The pressure, DuVernay says, is not necessarily the money. It's the big idea driving "Wrinkle." The reimagined Meg.
"It's a big swing," she says. "It is a fantasy where a black girl goes to another planet and saves the world."
That "world" is a long way from the Edmund Pettus Bridge or Ruby's bus rides in "Middle of Nowhere." "Wrinkle's" visual language is of sweeping landscapes, animated creatures bathed in bright colors and majestic costumes fit for a cast of celestials. DuVernay knows nobody would blink if Spielberg or James Cameron were behind the camera. But what about, as her Twitter profile reads, "A girl from Compton who got to make a Disney movie"?
"All of those guys," she says. "They can build worlds. Will you respect my world? Me building a planet?"
The question lingers as she floats into her office and returns when, nearing midnight, DuVernay is asked what might happen if "Wrinkle" isn't a smash. Does she worry that all of this - the magazine covers, the studio muscle, the platform - will disappear? She doesn't miss a beat.

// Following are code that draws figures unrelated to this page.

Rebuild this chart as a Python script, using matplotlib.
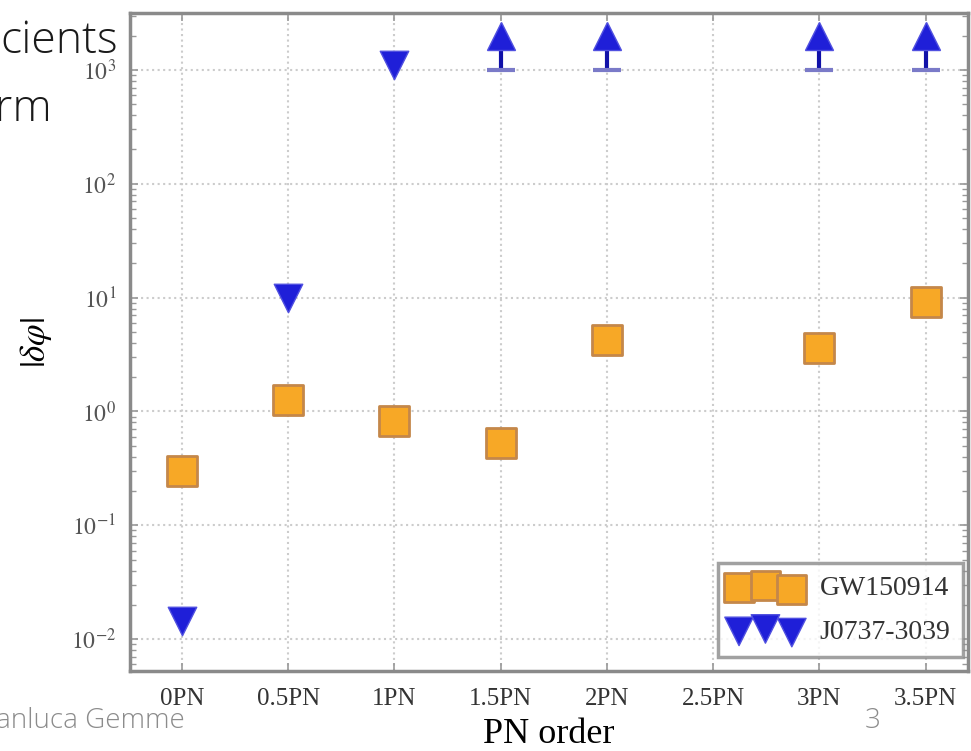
import numpy as np
import matplotlib.pyplot as plt

# PN orders and tick labels
pn_order = [0, 0.5, 1, 1.5, 2, 2.5, 3, 3.5]
pn_labels = ['0PN', '0.5PN', '1PN', '1.5PN', '2PN', '2.5PN', '3PN', '3.5PN']

# GW150914 bounds (squares)
gw_x = [0, 0.5, 1, 1.5, 2, 3, 3.5]
gw_y = [0.30, 1.25, 0.82, 0.53, 4.2, 3.6, 9.1]

# J0737-3039 bounds (down triangles)
psr_x = [0, 0.5, 1]
psr_y = [0.0144, 10.0, 1100.0]

# J0737-3039 unconstrained orders (arrows above 10^3)
lim_x = [1.5, 2, 3, 3.5]
lim_lo = [1000, 1000, 1000, 1000]
lim_hi = [2000, 2000, 2000, 2000]

plt.rcParams['mathtext.fontset'] = 'stix'
serif = 'Liberation Serif'

fig = plt.figure(figsize=(9.71, 7.51), dpi=100)
ax = fig.add_axes([130 / 971, 80 / 751, 838 / 971, 658 / 751])

orange = '#f7a826'
orange_edge = '#c4874a'
blue = '#1f1fd8'

ax.scatter(gw_x, gw_y, marker='s', s=440, c=orange, edgecolors=orange_edge,
           linewidths=2, label='GW150914', zorder=3)
ax.scatter(psr_x, psr_y, marker='v', s=420, c=blue, edgecolors='#5050e0',
           linewidths=1, label='J0737-3039', zorder=3)

# limit arrows
ax.vlines(lim_x, lim_lo, lim_hi, colors='#1010a8', linewidth=3, zorder=3)
ax.plot(lim_x, lim_hi, '^', ms=20, color=blue, mec='#5050e0', mew=1, zorder=4)
ax.plot(lim_x, lim_lo, '_', ms=20, color='#7a7ac8', mew=3, zorder=4)

ax.set_yscale('log')
ax.set_xlim(-0.245, 3.70)
ax.set_ylim(10 ** -2.28, 10 ** 3.5)
ax.set_yticks([1e-2, 1e-1, 1e0, 1e1, 1e2, 1e3])
ax.set_yticklabels([r'$10^{-2}$', r'$10^{-1}$', r'$10^{0}$', r'$10^{1}$',
                    r'$10^{2}$', r'$10^{3}$'])
ax.set_xticks(pn_order)
ax.set_xticklabels(pn_labels, family=serif)

ax.tick_params(which='both', direction='in', top=True, right=True,
               color='#999999')
ax.tick_params(which='major', length=6, width=1.2)
ax.tick_params(which='minor', length=4, width=1)
ax.tick_params(axis='x', labelsize=18, labelcolor='#333333', pad=12)
ax.tick_params(axis='y', labelsize=17, labelcolor='#555555', pad=10)

ax.grid(True, which='major', linestyle=':', color='#cccccc', linewidth=1.5)
for sp in ax.spines.values():
    sp.set_color('#8a8a8a')
    sp.set_linewidth(2.5)

ax.set_xlabel('PN order', family=serif, fontsize=26, labelpad=6)
ax.set_ylabel(r'$|\delta\varphi|$', fontsize=25, labelpad=12)

leg = ax.legend(loc='lower right', bbox_to_anchor=(0.994, 0.021),
                borderaxespad=0, prop={'family': serif, 'size': 20},
                scatterpoints=3, handlelength=2.5, handletextpad=0.7,
                fancybox=False, labelspacing=0.65, borderpad=0.45)
leg.get_frame().set_edgecolor('#8a8a8a')
leg.get_frame().set_linewidth(2.5)
for t in leg.get_texts():
    t.set_color('#333333')

# slide text around the chart
fig.text(0.0, 1 - 53 / 751, 'cients', fontsize=32, family='Open Sans',
         weight='light', color='#1a1a1a', ha='left', va='baseline')
fig.text(-0.005, 1 - 121 / 751, 'rm', fontsize=32, family='Open Sans',
         weight='light', color='#1a1a1a', ha='left', va='baseline')
fig.text(-0.004, 1 - 728 / 751, 'anluca Gemme', fontsize=20, family='Open Sans',
         weight='light', color='#8c8c8c', ha='left', va='baseline')
fig.text(873 / 971, 1 - 728 / 751, '3', fontsize=20, family='Open Sans',
         weight='light', color='#8c8c8c', ha='center', va='baseline')

fig.savefig('out.png', dpi=100)
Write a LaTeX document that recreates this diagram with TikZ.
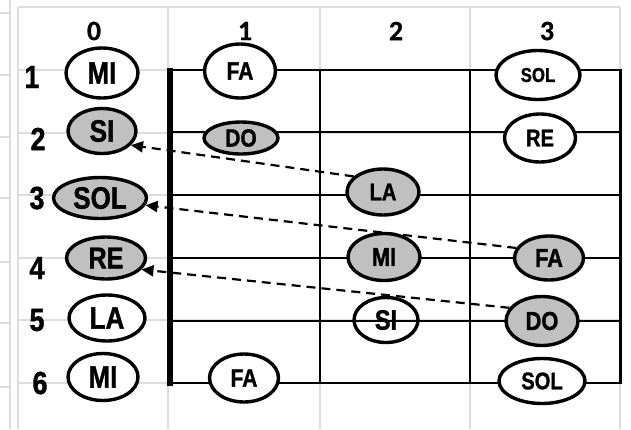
\documentclass[tikz,border=0pt]{standalone}
\usepackage{fontspec}
\usetikzlibrary{shapes.geometric,arrows.meta}
\newfontfamily\nf[FakeStretch=0.84,FakeBold=1.2]{Liberation Sans Bold}
\newfontfamily\hf[FakeBold=0.6]{Carlito Bold}
\definecolor{gridgray}{HTML}{DDDDDD}
\definecolor{notegray}{HTML}{C0C0C0}
\begin{document}
\begin{tikzpicture}[x=1pt,y=-1pt,
  grid/.style={draw=gridgray, line width=2pt},
  tab/.style={line width=1.8pt},
  note/.style={ellipse, draw, line width=3.4pt, fill=white, inner sep=0pt},
  shade/.style={note, fill=notegray},
  fs/.style={font=\nf\fontsize{#1}{#1}\selectfont},
  head/.style={font=\hf\fontsize{28}{28}\selectfont},
  rowlab/.style={font=\nf\fontsize{32}{32}\selectfont},
  hop/.style={dash pattern=on 9pt off 6pt, line width=2.2pt, -{Triangle[length=12pt,width=11pt]}}]
\useasboundingbox (0,0) rectangle (631,429);
\fill[white] (0,0) rectangle (631,429);
% background spreadsheet grid
\foreach \yy in {13,75,137,198,262,323,387} \draw[grid] (0,\yy) -- (10,\yy);
\foreach \yy in {7,70,133,195,258,320,383} \draw[grid] (18,\yy) -- (620,\yy);
\draw[grid] (10,0) -- (10,429);
\foreach \xx in {18,168,320,470,620} \draw[grid] (\xx,7) -- (\xx,429);
% table
\foreach \yy in {70,132,195,258,321,383} \draw[tab] (170,\yy) -- (620,\yy);
\draw[tab] (320,70) -- (320,383);
\draw[tab] (470,70) -- (470,383);
\draw[line width=3pt] (620,69) -- (620,384);
\draw[line width=6pt] (169.5,68) -- (169.5,386);
% headers
\node[head] (h0) at (94,31) {0};
\node[head] (h1) at (245,31) {1};
\node[head] (h2) at (396,31) {2};
\node[head] (h3) at (547,31) {3};
% row labels
\node[rowlab] (r1) at (32,77) {1};
\node[rowlab] (r2) at (38,139) {2};
\node[rowlab] (r3) at (37,198) {3};
\node[rowlab] (r4) at (37,268) {4};
\node[rowlab] (r5) at (37,320) {5};
\node[rowlab] (r6) at (40,383) {6};
% column 0
\node[note, fs=31, minimum width=72pt, minimum height=50pt] (MIa) at (102,73) {MI};
\node[shade, fs=31, minimum width=68pt, minimum height=45pt] (SIa) at (102,131) {SI};
\node[shade, fs=31, minimum width=93pt, minimum height=41pt] (SOLa) at (100,198) {SOL};
\node[shade, fs=30, minimum width=79pt, minimum height=42pt] (REa) at (106,258) {RE};
\node[note, fs=31, minimum width=76pt, minimum height=46pt] (LAa) at (107,318) {LA};
\node[note, fs=31, minimum width=70pt, minimum height=47pt] (MIb) at (103,377) {MI};
% column 1
\node[note, fs=25, minimum width=71pt, minimum height=54pt] (FAa) at (240,71) {FA};
\node[shade, fs=25, minimum width=74pt, minimum height=32pt] (DOa) at (241,138) {DO};
\node[note, fs=25, minimum width=69pt, minimum height=48pt] (FAb) at (244,378) {FA};
% column 2
\node[shade, fs=24, minimum width=72pt, minimum height=46pt] (LAb) at (383,192) {LA};
\node[shade, fs=26, minimum width=72pt, minimum height=47pt] (MIc) at (384,257) {MI};
\node[note, fill=none, fs=28, minimum width=64pt, minimum height=45pt] (SIb) at (386,320) {SI};
% column 3
\node[note, fs=20, minimum width=84pt, minimum height=49pt] (SOLb) at (538,75) {SOL};
\node[note, fs=24, minimum width=71pt, minimum height=48pt] (REb) at (540,138) {RE};
\node[shade, fs=26, minimum width=69pt, minimum height=44pt] (FAc) at (549,258) {FA};
\node[shade, fs=26, minimum width=72pt, minimum height=49pt] (DOb) at (542,321) {DO};
\node[note, fs=24, minimum width=86pt, minimum height=45pt] (SOLc) at (542,381) {SOL};
% dashed arrows
\draw[hop] (LAb.152) -- (SIa.-26);
\draw[hop] (FAc.163) -- (SOLa.-9);
\draw[hop] (DOb.158) -- (REa.-18);
\end{tikzpicture}
\end{document}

"If they won't let me make films at a certain point, I can still make them indie. If I can't make films, I'll make TV. If I can't make TV, I'll do commercials. I'll do the installation at the Smithsonian. I'll do the Prada ad," and she tails off.
It's late and Ava DuVernay doesn't sound particularly concerned about herself. Because just down the hall, she knows at least a handful of staffers are still working. She gets up, heads down the hall and checks that they're okay.